Are you working on a change initiative? Overcome resistance to change using Goldratt’s Four Quadrants of Change.

A lot of people talk about how difficult change is and how people resist change.  People don’t actually resist change; they respond to a change by evaluating the change across four dimensions.  These four dimensions make up Goldratt’s Four Quadrant’s on Change.

The reason getting someone to change is hard or we perceive that people are resisting change is because we often only look at one of those dimensions; the positive consequence associated with the change.

Most of us ignore the negative consequences of the change as well as the pluses and minuses of not changing.

We need to present all four sides from the other person’s perspective.  Look at the pluses and minuses of changing as well as the pluses and minuses of not changing.

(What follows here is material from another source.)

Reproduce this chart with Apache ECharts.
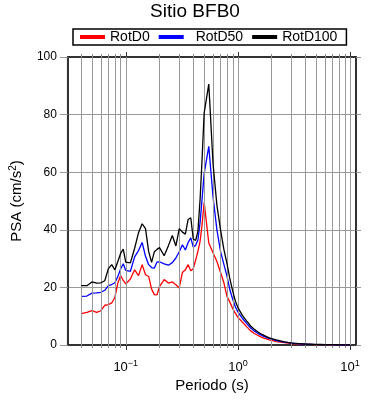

  • What’s the pot of gold or benefit for the person you’re trying to influence?
  • What are their crutches – their risks, obstacles, and effort associated with the change?
  • What are their alligators – their current problems that will be solved by the change?
  • What are their mermaids – the things they consider positive today that they may lose with the change?
Goldratt's Four Quadrants of Change

Are there enough positives to outweigh the negatives?  Is the pot of gold is large enough, alligator is dangerous enough, the effort and risk are small enough, and is the loss of the mermaids small enough?

Remember to look at each of these dimensions from the other person’s perspective.  If you’re working with a group of stakeholders, each may have different pots of gold, crutches, alligators, and mermaids.